Y hablando de expectativas de voto, resulta llamativo que si en Grecia las encuestas pronostican una fuerte caída de Syriza, este arrastre en su caída al Pasok, con lo que sus pérdidas electorales sólo son aprovechadas por el Partido Comunista o por el grupo ultranacionalista de Amanecer Dorado.
La otra opción, la búsqueda de mayorías de izquierda con fuerzas políticas con planteamientos ideológicos más cercanos, ha llevado al gobierno al Partido Socialista portugués, y ello con la ayuda del Bloco d´Esquerdas y del PCP. En Italia, Renzi gobierna gracias al apoyo parlamentario de un amplio abanico de grupos de centro-izquierda; y lo mismo puede decirse de la presidencia francesa del socialista Hollande, que ha contado hasta hace poco con el apoyo más o menos activo de ecologistas y demás grupos de izquierda. Ciertamente en estos dos últimos casos el sistema electoral empuja a la formación de dos grandes coaliciones, pero queda fuera de duda que las expectativas de continuidad de la presidencia socialista francesa o de la mayoría italiana de izquierdas serían impensables sin los votos verdes, comunistas o del Front de la Gauche en Francia, o de Sinistra, Ecologia e Libertà, l´Italia dei Valori o los grupos de centro izquierda en Italia.
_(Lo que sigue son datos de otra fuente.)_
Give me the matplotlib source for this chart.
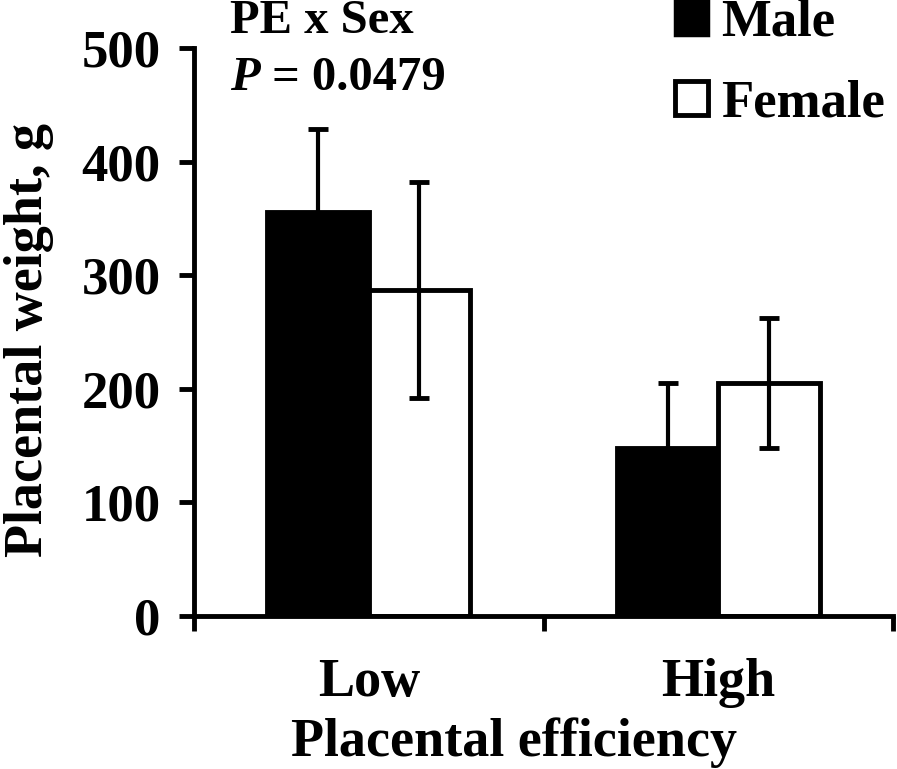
import matplotlib
matplotlib.use("Agg")
import matplotlib.pyplot as plt
import numpy as np
from matplotlib.patches import Patch

categories = ["Low", "High"]
male_vals = [356, 148]
male_err = [73, 57]
female_vals = [287, 205]
female_err = [95, 57]
yticks = [0, 100, 200, 300, 400, 500]

plt.rcParams['font.family'] = ['Liberation Serif', 'DejaVu Serif']
plt.rcParams['font.weight'] = 'bold'

fig = plt.figure(figsize=(8.97, 7.69), dpi=100)
ax = fig.add_axes([194/897, 1-616/769, (893-194)/897, (616-48)/769])

x = np.arange(len(categories))
w = 0.29
lw = 3.5
ekw = dict(elinewidth=3, capthick=3.5, ecolor='black')
ax.bar(x - w/2, male_vals, w, color='black', edgecolor='black', linewidth=lw,
       yerr=male_err, capsize=7, error_kw=ekw, zorder=2, label='Male')
ax.bar(x + w/2, female_vals, w, color='white', edgecolor='black', linewidth=lw,
       yerr=female_err, capsize=7, error_kw=ekw, zorder=2, label='Female')

ax.set_xlim(-0.5, 1.5)
ax.set_ylim(0, 500)
ax.set_yticks(yticks)
ax.set_yticklabels([str(t) for t in yticks], fontsize=38, fontweight='bold')
ax.set_xticks(x)
ax.set_xticklabels(categories, fontsize=39, fontweight='bold')
ax.set_xticks([-0.5, 0.5, 1.5], minor=True)
ax.tick_params(axis='x', which='major', length=0, pad=30)
ax.tick_params(axis='x', which='minor', length=11, width=3.5, direction='out')
ax.tick_params(axis='y', which='major', length=11, width=3.5, direction='out', pad=13)
for s in ['top', 'right']:
    ax.spines[s].set_visible(False)
for s in ['left', 'bottom']:
    ax.spines[s].set_linewidth(3.5)

ax.set_xlabel("Placental efficiency", fontsize=39, fontweight='bold', va='baseline')
ax.xaxis.set_label_coords((514-194)/699, -(756-616)/568)
ax.set_ylabel("Placental weight, g", fontsize=39, fontweight='bold')
ax.yaxis.set_label_coords(-(194-54)/699, (616-340)/568)

fig.text(230/897, 1-33/769, "PE x Sex", fontsize=35, fontweight='bold', va='baseline')
tp = fig.text(230/897, 1-90/769, "P", fontsize=35, fontweight='bold', style='italic', va='baseline')
ax.annotate(" = 0.0479", xy=(1, 0), xycoords=tp, xytext=(0, 0), textcoords='offset points',
            fontsize=35, fontweight='bold', va='bottom', ha='left', annotation_clip=False)

handles = [Patch(facecolor='black', edgecolor='black', linewidth=2.5),
           Patch(facecolor='white', edgecolor='black', linewidth=3.5)]
leg = fig.legend(handles, ["Male", "Female"], loc='upper left',
                 bbox_to_anchor=(675/897, 1+1/769), frameon=False,
                 prop={'size': 38, 'weight': 'bold'},
                 handlelength=0.62, handleheight=0.62, handletextpad=0.25,
                 labelspacing=0.62, borderaxespad=0, borderpad=0)

fig.savefig("out.png", dpi=100)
Un nuevo ejemplo lo conoceremos en pocas semanas: la única esperanza de que la presidencia austriaca no recaiga en un miembro del xenófobo FPO es un triunfo del candidato verde con el apoyo socialdemócrata. En España, esta es la opción que hemos vivido tras las elecciones autonómicas y municipales de 2015.
Constantemente se habla de la urgencia de rearmar ideológicamente a la socialdemocracia, pero estos buenos deseos pueden no ser realistas ni suficientes. Un vistazo a la realidad europea más cercana apunta a que la única vía realista para que la izquierda recupere o mantenga el poder es que sea capaz de sumar otras opciones electorales progresistas; pues, hoy por hoy, es impensable que uno de los partidos socialdemócratas citados en estas líneas alcance por sí sólo más de ese 37 o 40% de votos que pueden ser necesarios para desarrollar un proyecto ideológico en solitario.